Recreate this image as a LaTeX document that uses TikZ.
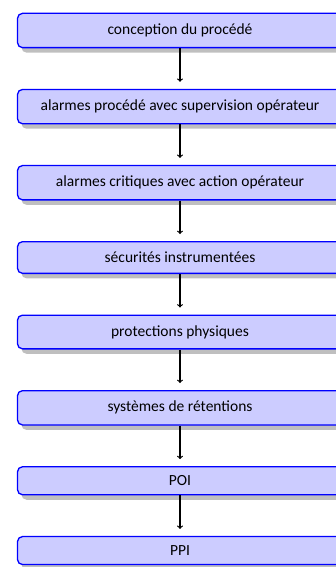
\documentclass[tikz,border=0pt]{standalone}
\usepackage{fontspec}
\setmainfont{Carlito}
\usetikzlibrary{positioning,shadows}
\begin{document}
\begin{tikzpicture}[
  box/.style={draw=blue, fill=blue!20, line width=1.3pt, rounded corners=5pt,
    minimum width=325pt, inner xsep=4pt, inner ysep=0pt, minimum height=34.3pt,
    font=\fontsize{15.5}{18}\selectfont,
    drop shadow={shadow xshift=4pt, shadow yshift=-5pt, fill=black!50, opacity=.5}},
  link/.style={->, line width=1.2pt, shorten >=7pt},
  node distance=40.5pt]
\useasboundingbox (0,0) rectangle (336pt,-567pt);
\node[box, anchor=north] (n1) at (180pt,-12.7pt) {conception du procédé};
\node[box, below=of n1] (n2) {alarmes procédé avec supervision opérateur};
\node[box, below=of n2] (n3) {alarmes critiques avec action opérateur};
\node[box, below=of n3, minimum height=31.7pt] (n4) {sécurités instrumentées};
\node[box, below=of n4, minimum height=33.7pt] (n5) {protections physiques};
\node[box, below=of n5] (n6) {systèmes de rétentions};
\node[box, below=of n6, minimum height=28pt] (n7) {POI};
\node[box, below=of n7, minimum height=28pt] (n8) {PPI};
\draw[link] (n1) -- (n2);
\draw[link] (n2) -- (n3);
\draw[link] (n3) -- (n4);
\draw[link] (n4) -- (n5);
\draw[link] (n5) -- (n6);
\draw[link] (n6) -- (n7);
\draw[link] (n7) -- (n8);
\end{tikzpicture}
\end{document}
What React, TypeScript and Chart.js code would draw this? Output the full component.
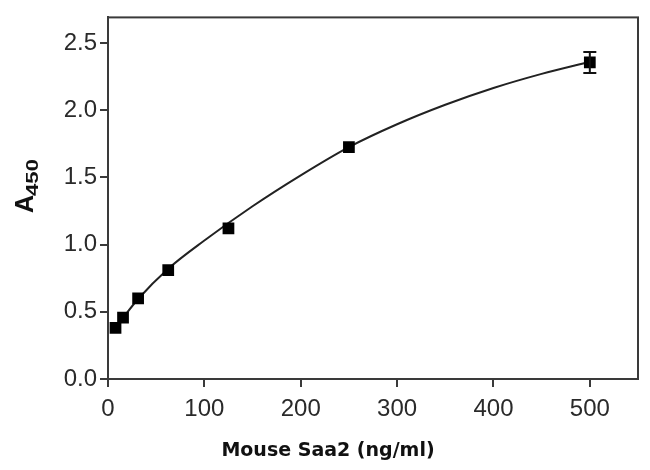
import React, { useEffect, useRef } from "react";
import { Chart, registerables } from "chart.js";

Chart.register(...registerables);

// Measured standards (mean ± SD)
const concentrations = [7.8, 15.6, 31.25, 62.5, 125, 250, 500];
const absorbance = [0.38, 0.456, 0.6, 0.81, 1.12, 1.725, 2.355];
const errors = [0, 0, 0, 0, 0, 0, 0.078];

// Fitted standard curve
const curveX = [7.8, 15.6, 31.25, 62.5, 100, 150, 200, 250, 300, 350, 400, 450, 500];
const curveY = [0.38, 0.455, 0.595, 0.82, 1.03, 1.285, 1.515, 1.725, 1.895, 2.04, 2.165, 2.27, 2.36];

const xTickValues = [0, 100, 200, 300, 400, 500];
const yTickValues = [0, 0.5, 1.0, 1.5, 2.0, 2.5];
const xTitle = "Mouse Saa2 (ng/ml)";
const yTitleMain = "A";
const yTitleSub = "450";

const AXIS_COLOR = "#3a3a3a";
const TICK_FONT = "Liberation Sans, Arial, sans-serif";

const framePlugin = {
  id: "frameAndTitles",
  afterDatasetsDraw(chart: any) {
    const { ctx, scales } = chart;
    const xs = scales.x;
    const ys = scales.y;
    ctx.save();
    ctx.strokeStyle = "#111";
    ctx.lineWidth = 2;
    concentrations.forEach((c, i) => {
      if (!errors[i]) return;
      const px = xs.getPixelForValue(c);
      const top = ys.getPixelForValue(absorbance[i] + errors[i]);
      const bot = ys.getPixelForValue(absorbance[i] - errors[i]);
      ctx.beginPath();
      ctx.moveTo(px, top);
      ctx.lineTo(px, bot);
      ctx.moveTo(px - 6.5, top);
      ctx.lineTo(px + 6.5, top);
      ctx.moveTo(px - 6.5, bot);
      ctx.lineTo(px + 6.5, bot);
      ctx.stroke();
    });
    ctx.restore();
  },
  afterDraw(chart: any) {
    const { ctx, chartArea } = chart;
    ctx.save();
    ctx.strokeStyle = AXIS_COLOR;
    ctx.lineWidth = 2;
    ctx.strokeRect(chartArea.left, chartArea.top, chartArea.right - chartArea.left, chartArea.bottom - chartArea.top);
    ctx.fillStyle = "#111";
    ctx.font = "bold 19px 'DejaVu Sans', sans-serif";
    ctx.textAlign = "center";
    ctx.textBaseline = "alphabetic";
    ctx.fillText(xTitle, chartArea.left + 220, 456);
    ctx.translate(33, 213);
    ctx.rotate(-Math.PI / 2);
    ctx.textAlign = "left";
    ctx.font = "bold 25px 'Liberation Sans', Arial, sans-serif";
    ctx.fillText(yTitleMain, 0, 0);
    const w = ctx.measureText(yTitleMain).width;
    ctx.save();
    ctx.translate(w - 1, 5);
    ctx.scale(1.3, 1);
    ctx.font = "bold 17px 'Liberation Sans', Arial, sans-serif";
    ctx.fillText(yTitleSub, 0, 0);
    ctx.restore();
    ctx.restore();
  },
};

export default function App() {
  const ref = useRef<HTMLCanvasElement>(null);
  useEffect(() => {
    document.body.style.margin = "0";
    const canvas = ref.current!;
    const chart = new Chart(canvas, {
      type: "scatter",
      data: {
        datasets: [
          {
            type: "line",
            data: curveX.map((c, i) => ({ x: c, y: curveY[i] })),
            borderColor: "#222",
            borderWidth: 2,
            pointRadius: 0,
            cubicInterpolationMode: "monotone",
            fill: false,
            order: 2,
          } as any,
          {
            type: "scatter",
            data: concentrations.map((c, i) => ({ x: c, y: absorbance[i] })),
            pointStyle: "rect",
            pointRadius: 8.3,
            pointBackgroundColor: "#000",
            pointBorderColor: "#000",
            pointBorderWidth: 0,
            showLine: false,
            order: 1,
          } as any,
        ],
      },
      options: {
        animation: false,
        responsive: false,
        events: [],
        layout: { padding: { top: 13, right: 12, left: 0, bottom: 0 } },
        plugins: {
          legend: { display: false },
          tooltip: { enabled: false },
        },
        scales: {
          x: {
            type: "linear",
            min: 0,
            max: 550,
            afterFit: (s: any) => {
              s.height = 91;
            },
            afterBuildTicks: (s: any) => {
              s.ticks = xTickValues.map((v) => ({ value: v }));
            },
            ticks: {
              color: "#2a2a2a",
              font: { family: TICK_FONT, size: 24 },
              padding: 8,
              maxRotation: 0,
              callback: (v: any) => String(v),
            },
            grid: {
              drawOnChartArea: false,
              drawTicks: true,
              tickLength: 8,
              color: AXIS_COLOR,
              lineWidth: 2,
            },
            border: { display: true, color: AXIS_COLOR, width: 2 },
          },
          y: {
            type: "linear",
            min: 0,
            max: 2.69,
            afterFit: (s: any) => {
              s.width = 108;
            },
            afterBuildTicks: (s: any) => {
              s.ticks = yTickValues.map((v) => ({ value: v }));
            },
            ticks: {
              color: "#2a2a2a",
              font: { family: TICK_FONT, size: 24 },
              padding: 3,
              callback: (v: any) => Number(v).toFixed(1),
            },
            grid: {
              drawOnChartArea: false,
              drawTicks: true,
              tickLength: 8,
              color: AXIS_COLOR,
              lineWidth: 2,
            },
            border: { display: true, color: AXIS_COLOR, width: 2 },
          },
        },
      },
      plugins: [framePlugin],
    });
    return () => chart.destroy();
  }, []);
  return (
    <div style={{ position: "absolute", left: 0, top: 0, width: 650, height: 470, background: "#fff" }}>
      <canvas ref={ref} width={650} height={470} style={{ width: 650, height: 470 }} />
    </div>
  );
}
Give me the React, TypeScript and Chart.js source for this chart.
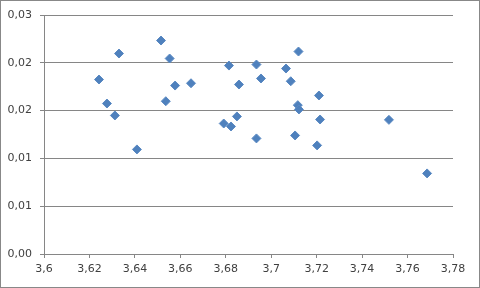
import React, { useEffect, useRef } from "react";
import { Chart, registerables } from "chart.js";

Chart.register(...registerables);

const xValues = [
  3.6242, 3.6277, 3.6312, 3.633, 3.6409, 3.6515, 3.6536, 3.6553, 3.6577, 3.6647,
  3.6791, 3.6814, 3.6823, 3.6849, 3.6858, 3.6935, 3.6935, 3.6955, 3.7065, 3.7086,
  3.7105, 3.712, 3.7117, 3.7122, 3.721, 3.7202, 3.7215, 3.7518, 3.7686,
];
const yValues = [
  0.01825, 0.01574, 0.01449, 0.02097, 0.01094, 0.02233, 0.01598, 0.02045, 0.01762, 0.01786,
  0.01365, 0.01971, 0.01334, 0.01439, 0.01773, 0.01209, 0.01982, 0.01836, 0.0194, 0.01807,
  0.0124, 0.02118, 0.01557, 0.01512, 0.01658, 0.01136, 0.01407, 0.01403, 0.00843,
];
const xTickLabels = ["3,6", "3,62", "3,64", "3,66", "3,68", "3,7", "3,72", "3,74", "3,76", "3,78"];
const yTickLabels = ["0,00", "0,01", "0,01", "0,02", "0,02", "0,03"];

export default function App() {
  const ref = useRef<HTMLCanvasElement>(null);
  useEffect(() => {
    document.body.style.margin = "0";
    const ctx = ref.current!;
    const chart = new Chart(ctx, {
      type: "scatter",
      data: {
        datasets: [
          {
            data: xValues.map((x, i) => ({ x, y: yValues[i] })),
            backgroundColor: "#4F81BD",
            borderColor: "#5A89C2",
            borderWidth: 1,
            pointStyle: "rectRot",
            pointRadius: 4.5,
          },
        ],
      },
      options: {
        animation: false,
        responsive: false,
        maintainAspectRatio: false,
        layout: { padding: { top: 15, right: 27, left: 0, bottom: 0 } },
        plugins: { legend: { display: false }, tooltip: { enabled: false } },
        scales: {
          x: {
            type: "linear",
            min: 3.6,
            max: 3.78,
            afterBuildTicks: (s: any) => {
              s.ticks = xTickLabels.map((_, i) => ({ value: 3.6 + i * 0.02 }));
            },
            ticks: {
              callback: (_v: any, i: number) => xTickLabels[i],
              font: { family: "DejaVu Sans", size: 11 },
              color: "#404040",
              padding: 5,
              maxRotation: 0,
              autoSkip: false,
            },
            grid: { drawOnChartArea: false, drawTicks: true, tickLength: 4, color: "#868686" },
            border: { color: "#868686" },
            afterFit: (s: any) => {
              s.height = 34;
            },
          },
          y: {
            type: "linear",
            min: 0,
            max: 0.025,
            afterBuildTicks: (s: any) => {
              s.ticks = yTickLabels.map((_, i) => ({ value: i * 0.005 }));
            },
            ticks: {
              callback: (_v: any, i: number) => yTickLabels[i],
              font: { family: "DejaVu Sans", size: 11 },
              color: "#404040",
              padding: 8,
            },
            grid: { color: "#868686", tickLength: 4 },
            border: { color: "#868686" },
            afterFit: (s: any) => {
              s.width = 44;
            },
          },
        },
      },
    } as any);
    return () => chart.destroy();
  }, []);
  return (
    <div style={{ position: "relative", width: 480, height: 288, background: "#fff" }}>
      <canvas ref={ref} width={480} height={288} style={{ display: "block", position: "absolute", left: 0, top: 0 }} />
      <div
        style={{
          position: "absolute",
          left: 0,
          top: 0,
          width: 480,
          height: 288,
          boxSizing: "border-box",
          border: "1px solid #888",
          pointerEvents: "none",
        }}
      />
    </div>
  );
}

---

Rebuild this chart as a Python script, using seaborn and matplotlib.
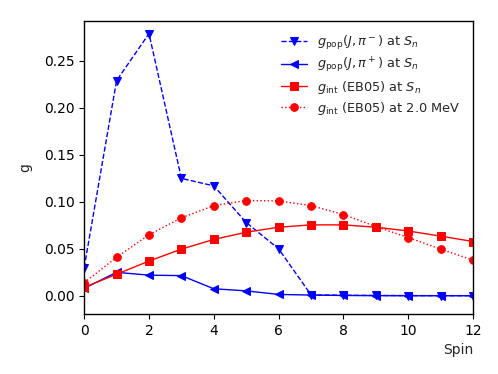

[DO THIS]
What's needed is an exact copy of the lines above from the one with "Recreate this image" through the one with "const errors = [0, 0, 0, 0, 0, 0, 0.078];", both included; the pictures stay out.

[ANSWER BELOW]
Recreate this image as a LaTeX document that uses TikZ.
\documentclass[tikz,border=0pt]{standalone}
\usepackage{fontspec}
\setmainfont{Carlito}
\usetikzlibrary{positioning,shadows}
\begin{document}
\begin{tikzpicture}[
  box/.style={draw=blue, fill=blue!20, line width=1.3pt, rounded corners=5pt,
    minimum width=325pt, inner xsep=4pt, inner ysep=0pt, minimum height=34.3pt,
    font=\fontsize{15.5}{18}\selectfont,
    drop shadow={shadow xshift=4pt, shadow yshift=-5pt, fill=black!50, opacity=.5}},
  link/.style={->, line width=1.2pt, shorten >=7pt},
  node distance=40.5pt]
\useasboundingbox (0,0) rectangle (336pt,-567pt);
\node[box, anchor=north] (n1) at (180pt,-12.7pt) {conception du procédé};
\node[box, below=of n1] (n2) {alarmes procédé avec supervision opérateur};
\node[box, below=of n2] (n3) {alarmes critiques avec action opérateur};
\node[box, below=of n3, minimum height=31.7pt] (n4) {sécurités instrumentées};
\node[box, below=of n4, minimum height=33.7pt] (n5) {protections physiques};
\node[box, below=of n5] (n6) {systèmes de rétentions};
\node[box, below=of n6, minimum height=28pt] (n7) {POI};
\node[box, below=of n7, minimum height=28pt] (n8) {PPI};
\draw[link] (n1) -- (n2);
\draw[link] (n2) -- (n3);
\draw[link] (n3) -- (n4);
\draw[link] (n4) -- (n5);
\draw[link] (n5) -- (n6);
\draw[link] (n6) -- (n7);
\draw[link] (n7) -- (n8);
\end{tikzpicture}
\end{document}
What React, TypeScript and Chart.js code would draw this? Output the full component.
import React, { useEffect, useRef } from "react";
import { Chart, registerables } from "chart.js";

Chart.register(...registerables);

// Measured standards (mean ± SD)
const concentrations = [7.8, 15.6, 31.25, 62.5, 125, 250, 500];
const absorbance = [0.38, 0.456, 0.6, 0.81, 1.12, 1.725, 2.355];
const errors = [0, 0, 0, 0, 0, 0, 0.078];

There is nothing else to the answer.